There's a BBC news article today describing plans to introduce mobile, on-the-spot checks of fingerprint biometrics using a hand-held police reader (linked to a national database of 7.5 million biometric records).
Towards the end of the article, there's a helpful graphic describing just how fingerprint recognition works... the fingerprint is analysed for "minutiae"... characteristic features such as the point at which two whorls intersect, or the peak of a particular curve. That data is turned into a set of co-ordinate plots which can be compared against stored values. It all sounds very plausible and relatively straightforward, and the National Policing Improvement Agency describes existing trials as a "stunning success".

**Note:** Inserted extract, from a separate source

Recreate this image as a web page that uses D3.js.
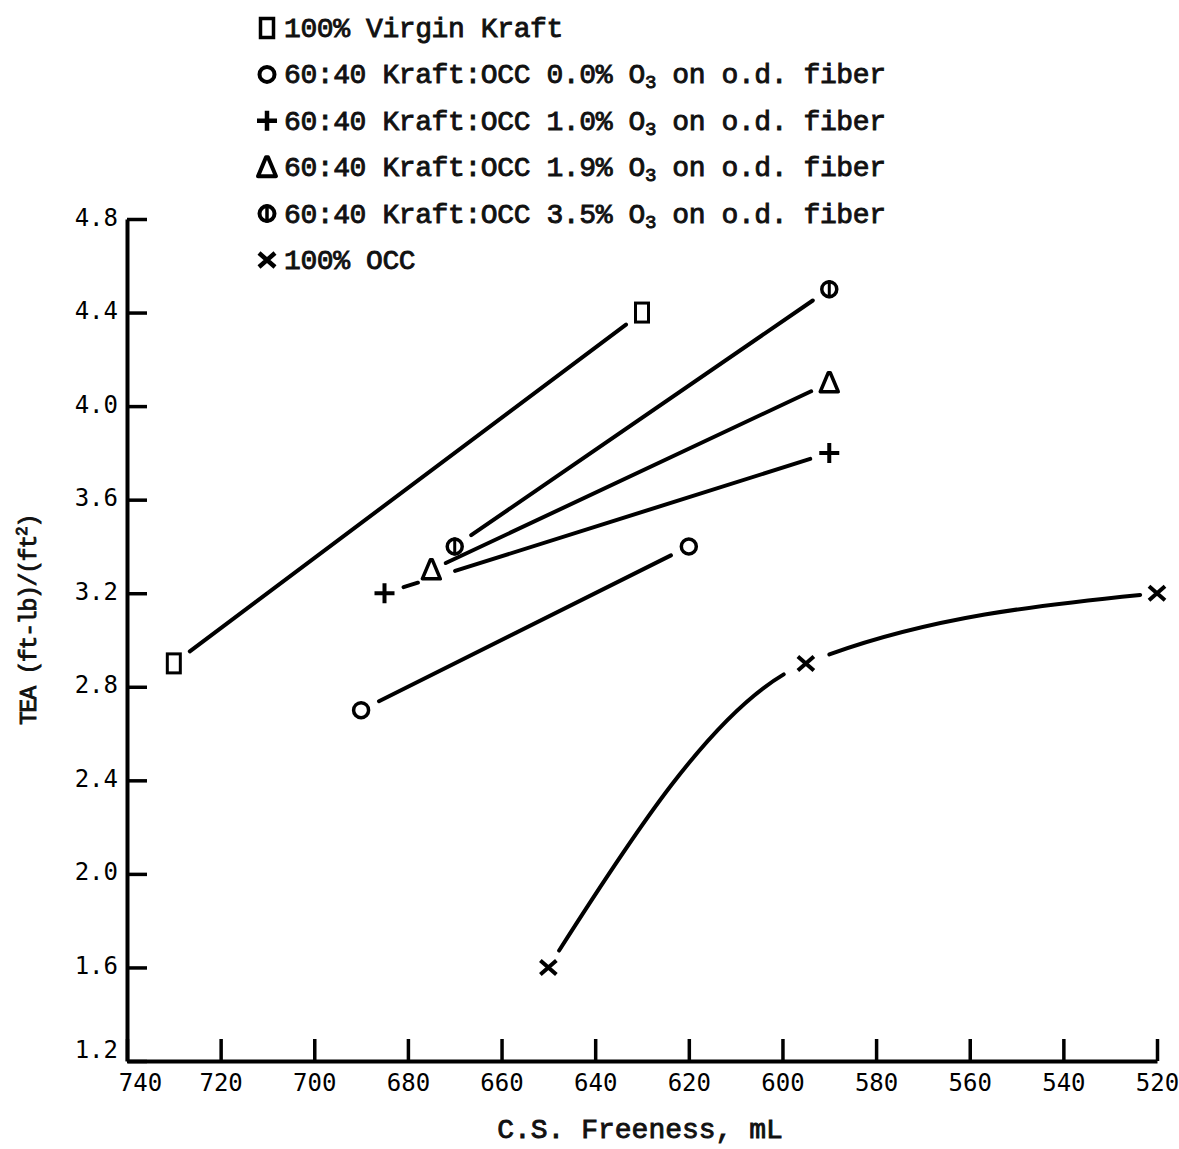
<!DOCTYPE html>
<html>
<head>
<meta charset="utf-8">
<script src="https://cdn.jsdelivr.net/npm/d3@7"></script>
<style>
  body { margin: 0; background: #fff; }
  .tick text { font-family: "DejaVu Sans Mono", monospace; font-size: 24px; fill: #000; }
  .typed { font-family: "Liberation Mono", "Courier New", monospace; fill: #111; stroke: #111; stroke-width: 0.9px; }
</style>
</head>
<body>
<div id="graph1"></div>
<script>
// freeness (mL) and TEA values for each furnish
var kraftFreeness = [730, 630];
var kraftTea = [2.9, 4.4];

var occ00Freeness = [690, 620];
var occ00Tea = [2.7, 3.4];

var occ10Freeness = [685, 590];
var occ10Tea = [3.2, 3.8];

var occ19Freeness = [675, 590];
var occ19Tea = [3.3, 4.1];

var occ35Freeness = [670, 590];
var occ35Tea = [3.4, 4.5];

var occFreeness = [650, 595, 520];
var occTea = [1.6, 2.9, 3.2];

var legendLabels = [
  ["100% Virgin Kraft"],
  ["60:40 Kraft:OCC 0.0% O", "3", " on o.d. fiber"],
  ["60:40 Kraft:OCC 1.0% O", "3", " on o.d. fiber"],
  ["60:40 Kraft:OCC 1.9% O", "3", " on o.d. fiber"],
  ["60:40 Kraft:OCC 3.5% O", "3", " on o.d. fiber"],
  ["100% OCC"]
];

var xTicks = [740, 720, 700, 680, 660, 640, 620, 600, 580, 560, 540, 520];
var yTicks = [1.2, 1.6, 2.0, 2.4, 2.8, 3.2, 3.6, 4.0, 4.4, 4.8];

var series = [
  {freeness: kraftFreeness, tea: kraftTea, marker: "square"},
  {freeness: occ00Freeness, tea: occ00Tea, marker: "circle"},
  {freeness: occ10Freeness, tea: occ10Tea, marker: "plus", breaks: [[35, 74]]},
  {freeness: occ19Freeness, tea: occ19Tea, marker: "triangle", startGap: 16},
  {freeness: occ35Freeness, tea: occ35Tea, marker: "phi"},
  {freeness: occFreeness, tea: occTea, marker: "cross", endGap: 17}
];

var margin = {top: 219, right: 22, bottom: 86, left: 127},
    width = 1179 - margin.left - margin.right,
    height = 1149 - margin.top - margin.bottom;

var svg = d3.select("#graph1")
  .append("svg")
    .attr("width", 1179)
    .attr("height", 1149)
    .style("background", "#fff");

var plot = svg.append("g")
    .attr("transform", "translate(" + margin.left + "," + margin.top + ")");

// freeness runs backwards along the bottom
var x = d3.scaleLinear()
    .domain([740, 520])
    .range([0, width]);

var y = d3.scaleLinear()
    .domain([1.2, 4.8])
    .range([height - 2, 0]);

var xAxis = plot.append("g")
    .attr("transform", "translate(0," + (height - 2) + ")")
    .call(d3.axisBottom(x).tickValues(xTicks).tickFormat(d3.format("d"))
      .tickSizeInner(-22).tickSizeOuter(0).tickPadding(13));

var yAxis = plot.append("g")
    .call(d3.axisLeft(y).tickValues(yTicks).tickFormat(d3.format(".1f"))
      .tickSizeInner(-20).tickSizeOuter(0).tickPadding(9));

[xAxis, yAxis].forEach(function(ax) {
  ax.select(".domain").attr("stroke", "#000").attr("stroke-width", 4);
  ax.selectAll(".tick line").attr("stroke", "#000").attr("stroke-width", 3.5);
});
yAxis.selectAll(".tick text").attr("dy", "0.25em");

// corner labels nudged apart so they don't collide
xAxis.selectAll(".tick text").filter(function(d) { return d == 740; }).attr("dx", 13);
yAxis.selectAll(".tick text").filter(function(d) { return d == 1.2; }).attr("dy", "-0.15em");

// marker shapes drawn around (0,0)
function drawMarker(g, type, w) {
  w = w || 3.5;
  if (type == "square") {
    g.append("rect").attr("x", -6.5).attr("y", -9.5).attr("width", 13).attr("height", 19)
      .attr("fill", "none").attr("stroke", "#000").attr("stroke-width", w - 0.5);
  } else if (type == "circle") {
    g.append("circle").attr("r", 7.5)
      .attr("fill", "none").attr("stroke", "#000").attr("stroke-width", w);
  } else if (type == "plus") {
    g.append("path").attr("d", "M-10,0H10M0,-10V10")
      .attr("stroke", "#000").attr("stroke-width", w + 0.5);
  } else if (type == "triangle") {
    g.append("path").attr("d", "M-1,-10L1,-10L9,9L-9,9Z")
      .attr("fill", "none").attr("stroke", "#000").attr("stroke-width", w)
      .attr("stroke-linejoin", "round");
  } else if (type == "phi") {
    g.append("circle").attr("r", 7.5)
      .attr("fill", "none").attr("stroke", "#000").attr("stroke-width", w);
    g.append("path").attr("d", "M0,-9V9")
      .attr("stroke", "#000").attr("stroke-width", w - 0.5);
  } else if (type == "cross") {
    g.append("path").attr("d", "M-8,-7L8,7M8,-7L-8,7")
      .attr("stroke", "#000").attr("stroke-width", w + 0.5);
  }
}

var line = d3.line()
    .x(function(d) { return x(d[0]); })
    .y(function(d) { return y(d[1]); })
    .curve(d3.curveMonotoneX);

series.forEach(function(s) {
  var pts = s.freeness.map(function(f, i) { return [f, s.tea[i]]; });

  var path = plot.append("path")
      .datum(pts)
      .attr("d", line)
      .attr("fill", "none")
      .attr("stroke", "#000")
      .attr("stroke-width", 4)
      .attr("stroke-linecap", "round");

  // leave the line open around each marker
  var node = path.node(), L = node.getTotalLength();
  var gaps = [];
  pts.forEach(function(p, i) {
    var pos;
    if (i == 0) pos = 0;
    else if (i == pts.length - 1) pos = L;
    else {
      var best = 1e9, px = x(p[0]), py = y(p[1]);
      for (var l = 0; l <= L; l += 0.5) {
        var q = node.getPointAtLength(l);
        var dd = (q.x - px) * (q.x - px) + (q.y - py) * (q.y - py);
        if (dd < best) { best = dd; pos = l; }
      }
    }
    var g = i == 0 ? (s.startGap || 20) : i == pts.length - 1 ? (s.endGap || 20) : 25;
    gaps.push([Math.max(0, pos - g), Math.min(L, pos + g)]);
  });
  (s.breaks || []).forEach(function(b) { gaps.push(b); });
  gaps.sort(function(a, b) { return a[0] - b[0]; });

  // first gap starts at 0, so the pattern begins with a dash and is shifted back
  var lead = gaps[0][1], cur = lead, dash = [];
  gaps.slice(1).forEach(function(gp) {
    dash.push(gp[0] - cur, gp[1] - gp[0]);
    cur = gp[1];
  });
  dash[dash.length - 1] += lead + L;
  path.attr("stroke-dasharray", dash.join(" "))
      .attr("stroke-dashoffset", -lead);

  pts.forEach(function(p) {
    drawMarker(plot.append("g").attr("transform", "translate(" + x(p[0]) + "," + y(p[1]) + ")"), s.marker);
  });
});

// legend above the plot
var legend = svg.append("g").attr("transform", "translate(267,28)");
legendLabels.forEach(function(lab, i) {
  var row = legend.append("g").attr("transform", "translate(0," + (i * 46.4) + ")");
  drawMarker(row.append("g"), series[i].marker, 4);
  var t = row.append("text")
      .classed("typed", true)
      .attr("x", 17)
      .attr("y", 9)
      .attr("font-size", 28)
      .attr("letter-spacing", -0.4);
  t.append("tspan").text(lab[0]);
  if (lab.length > 1) {
    t.append("tspan").attr("font-size", 19).attr("dy", 5).text(lab[1]);
    t.append("tspan").attr("dy", -5).text(lab[2]);
  }
});

// axis titles
svg.append("text")
    .classed("typed", true)
    .attr("text-anchor", "middle")
    .attr("x", 640)
    .attr("y", 1138)
    .attr("font-size", 28)
    .text("C.S. Freeness, mL");

var yt = svg.append("g")
    .attr("transform", "translate(36,620) rotate(-90)")
    .append("text")
    .classed("typed", true)
    .attr("text-anchor", "middle")
    .attr("font-size", 23)
    .attr("letter-spacing", -1.2);
yt.append("tspan").text("TEA (ft-lb)/(ft");
yt.append("tspan").attr("font-size", 16).attr("dy", -9).text("2");
yt.append("tspan").attr("dy", 9).text(")");
</script>
</body>
</html>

Strangely, it's also at odds with what I have repeatedly been told about the way in which the National Identity Scheme will store fingerprint biometrics. I have asked, in the past, why it's necessary for ID cards to hold a facsimile image of the holder's fingerprints (in other words, one which could if necessary be examined by a human and compared with a scan on the spot). I suggested that holding facsimile images on the card is unnecessary and introduces risk.
I have suggested that it's unnecessary because a digest of the data, or a record of the co-ordinate plots of the minutiae, ought to be just as reliable; it introduces risk because it creates the possibility that an attacker could read the facsimile off the card and forge (any or all of) the holder's fingerprints, thus potentially creating a false suggestion the holder had been present.
The answer I have had is that the cards must store a facsimile, not a digest or derived record, because the process of converting a scanned image into a digest is too likely to introduce differences from one scan to the next.
Frankly, I don't know whether this, or the NPIA's endorsement of their trialled technology is the truth - but it seems to me that they cannot both be.



I'd personally be more worried about being one of the seven and a half(!) people who's records are on file...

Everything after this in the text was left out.